And Landau and Marsters fit all of this into not very many scenes. There’s a dance to their relationship: his harshness, her drifting, his bloody grit, her ethereal deadliness. Did the writers know, yet, what kind of tragedies they would build into these characters’ backstories? What would make Dru like this, and make Spike, even as a vampire, understand her?

Dru gets the short end of the stick, a ways down the road. But Spike’s eventual character development is not something anybody saw coming at this point, even as great as he is from the word go.

Meanwhile, Buffy is locked in mortal combat with a tangle. Which is scarier, Spike, or parent-teacher night? Parent-teacher night or the night of Saint Vigeus, yet another vampire holiday in which their power will be at its peak, again? Will Buffy and Giles bicker about slayer responsibilities vs. school responsibilities?

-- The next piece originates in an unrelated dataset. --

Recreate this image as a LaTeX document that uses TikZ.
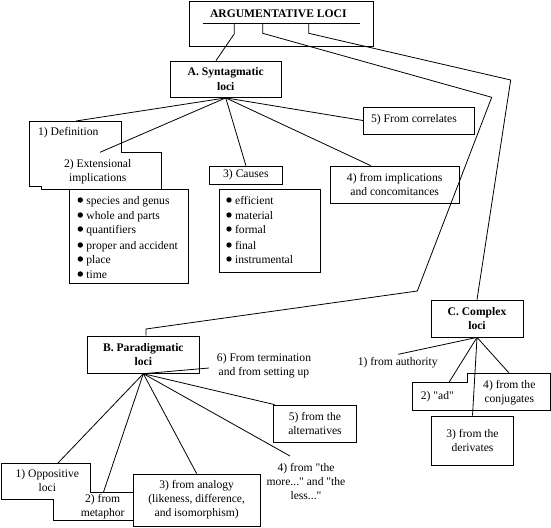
\documentclass[tikz,border=0pt]{standalone}
\usepackage{fontspec}
\setmainfont{Liberation Serif}[Ligatures=TeXOff]
\begin{document}
\begin{tikzpicture}[x=1pt,y=-1pt,line width=0.8pt,
  txt/.style={inner sep=0pt,align=center,font=\fontsize{11.6}{14}\selectfont},
  btxt/.style={inner sep=0pt,align=center,font=\fontsize{11.6}{14.5}\selectfont\bfseries},
  rect/.style={draw,inner sep=0pt},
  item/.style={inner sep=0pt,anchor=base west,font=\fontsize{11.6}{14}\selectfont},
  dot/.style={fill=black,draw=none}]
\useasboundingbox (0,0) rectangle (551,527);

% ---------- top box ----------
\node[rect,minimum width=184,minimum height=45] (top) at (281.3,23.5) {};
\node[btxt] (title) at (278.3,14) {ARGUMENTATIVE LOCI};
\coordinate (ul1) at (202.7,23.3);
\coordinate (ul2) at (360,23.3);
\draw (ul1) -- (ul2);
\coordinate (t1) at (234.3,23.3);
\coordinate (t2) at (262.7,23.3);
\coordinate (t3) at (308.7,23.3);

% ---------- A. Syntagmatic ----------
\node[rect,btxt,minimum width=110.5,minimum height=36.5] (A) at (225.75,79.25) {A. Syntagmatic\\loci};

% definition / extensional staircase
\coordinate (d1) at (29.3,121);
\coordinate (d2) at (121,121);
\coordinate (d3) at (121,152.3);
\coordinate (d4) at (161.7,152.3);
\coordinate (d5) at (161.7,189);
\coordinate (d6) at (41.7,189);
\coordinate (d7) at (41.7,186);
\coordinate (d8) at (29.3,186);
\draw (d1) -- (d2) -- (d3) -- (d4) -- (d5) -- (d6) -- (d7) -- (d8) -- cycle;
\node[txt] (def) at (68.3,132.3) {1) Definition};
\node[txt] (ext) at (97.7,172) {2) Extensional\\implications};
\coordinate (defTop) at (76,121);
\coordinate (extEnd) at (100,152.3);

\node[rect,minimum width=119,minimum height=94.3] (extlist) at (128.8,236.15) {};
\foreach \y/\t [count=\i] in {200/species and genus,215/whole and parts,229/quantifiers,245/proper and accident,259/place,274/time}{
  \fill[dot] (80.3,\y) circle (2.7);
  \node[item] (e\i) at (86,\y+4) {\t};
}

\node[rect,txt,minimum width=73.2,minimum height=18] (causes) at (245.9,175) {3) Causes};
\node[rect,minimum width=101.3,minimum height=83.3] (causelist) at (269.65,230.65) {};
\foreach \y/\t [count=\i] in {200/efficient,215/material,229/formal,245/final,259/instrumental}{
  \fill[dot] (229,\y) circle (2.7);
  \node[item] (c\i) at (234.7,\y+4) {\t};
}

\node[rect,txt,minimum width=129.3,minimum height=37.3] (impl) at (394.65,184.65) {4) from implications\\and concomitances};
\node[rect,minimum width=111,minimum height=27] (corr) at (418.8,120.5) {};
\node[txt] (corrtxt) at (414,120) {5) From correlates};

% ---------- B. Paradigmatic ----------
\node[rect,btxt,minimum width=111.3,minimum height=37.3] (B) at (143.35,354.65) {B. Paradigmatic\\loci};
\node[txt] (term) at (264,365.3) {6) From termination\\and from setting up};
\coordinate (termEnd) at (209,368);

\node[rect,txt,minimum width=83.4,minimum height=37.3] (alt) at (315,423.65) {5) from the\\alternatives};
\node[txt] (more) at (306,481.7) {4) from "the\\more..." and "the\\less..."};
\coordinate (moreEnd) at (290,456);

\coordinate (o1) at (1,463.3);
\coordinate (o2) at (90.7,463.3);
\coordinate (o3) at (90.7,492.7);
\coordinate (o4) at (133.3,492.7);
\coordinate (o5) at (133.3,520.7);
\coordinate (o6) at (53.3,520.7);
\coordinate (o7) at (53.3,499.3);
\coordinate (o8) at (1,499.3);
\draw (o1) -- (o2) -- (o3) -- (o4) -- (o5) -- (o6) -- (o7) -- (o8) -- cycle;
\node[txt] (opp) at (47.3,480.8) {1) Oppositive\\loci};
\node[txt] (meta) at (102.7,506.8) {2) from\\metaphor};
\coordinate (oppTop) at (57.7,463.3);
\coordinate (metaTop) at (103.3,492.7);
\node[rect,txt,minimum width=126.7,minimum height=52] (analog) at (196.65,500) {3) from analogy\\(likeness, difference,\\and isomorphism)};

% ---------- C. Complex ----------
\node[rect,btxt,minimum width=92,minimum height=37] (C) at (477,318.5) {C. Complex\\loci};
\node[txt] (auth) at (397.7,362.7) {1) from authority};
\coordinate (authEnd) at (398.3,354.3);

\coordinate (a1) at (412.3,382.3);
\coordinate (a2) at (467.7,382.3);
\coordinate (a3) at (467.7,373.3);
\coordinate (a4) at (550.5,373.3);
\coordinate (a5) at (550.5,410);
\coordinate (a6) at (412.3,410);
\draw (a1) -- (a2) -- (a3) -- (a4) -- (a5) -- (a6) -- cycle;
\node[txt] (ad) at (437.3,396.7) {2) "ad"};
\node[txt] (conj) at (509.3,392.3) {4) from the\\conjugates};
\coordinate (adEnd) at (449,382.3);
\coordinate (conjEnd) at (509.3,373.3);
\node[rect,txt,minimum width=81.6,minimum height=49.7] (deriv) at (472.5,440.85) {3) from the\\derivates};

% ---------- connectors from the top ----------
\coordinate (k1) at (491.7,97.3);
\coordinate (k2) at (417.3,291);
\coordinate (k3) at (146,329);
\coordinate (k4) at (510.7,80);
\draw (t1) -- ++(0,10.5) -- ([xshift=-9.75]A.north);
\draw (t2) -- ++(0,10) -- (k1) -- (k2) -- (k3) -- ([xshift=2.65]B.north);
\draw (t3) -- ++(0,10) -- (k4) -- (C.north);

% ---------- connectors from A ----------
\draw (A.south) -- (defTop);
\draw (A.south) -- (extEnd);
\draw (A.south) -- (causes.north);
\draw (A.south) -- ([xshift=-24]impl.north);
\draw (A.south) -- (corr.west);

% ---------- connectors from B ----------
\draw (B.south) -- (oppTop);
\draw (B.south) -- (metaTop);
\draw (B.south) -- (analog.north);
\draw (B.south) -- (moreEnd);
\draw (B.south) -- ([xshift=1.7]alt.north west);
\draw (B.south) -- (termEnd);

% ---------- connectors from C ----------
\draw (C.south) -- (authEnd);
\draw (C.south) -- (adEnd);
\draw (C.south) -- (deriv.north);
\draw (C.south) -- (conjEnd);
\end{tikzpicture}
\end{document}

You bet they will. And then Buffy will go to the Bronze anyway, because Angel might show. (Oh, the memories of doing things because someone might be there. Imagine Buffy now, with texting. Actually, imagine Angel texting. That’s funnier.)

The person who shows is Spike, who sets up a wee test for his Slayer target, then emerges from the shadows, sarcastically clapping. (Points to Xander, this time, for the casual stake toss.) Is Spike the only evil vamp with the gift of scheming? Practical scheming, I mean. He’s got a head on his shoulders, that guy. Of course you’d want to see what the Slayer is capable of before engaging. It’s vampire research mode.

Regular research mode is interrupted by Angel, who mopes in muttering about how Spike is worse than anything they’ve faced. Angel, dramatic much? His ominous commentary about Spike never really comes to pass—does Spike successfully kill everything in his path ever? Even once?—but in the midst of all the doom and gloom, he and Buffy slip in a little chat about their budding relationship that sounds like every awkward ‘90s would-be couple ever, and I love it.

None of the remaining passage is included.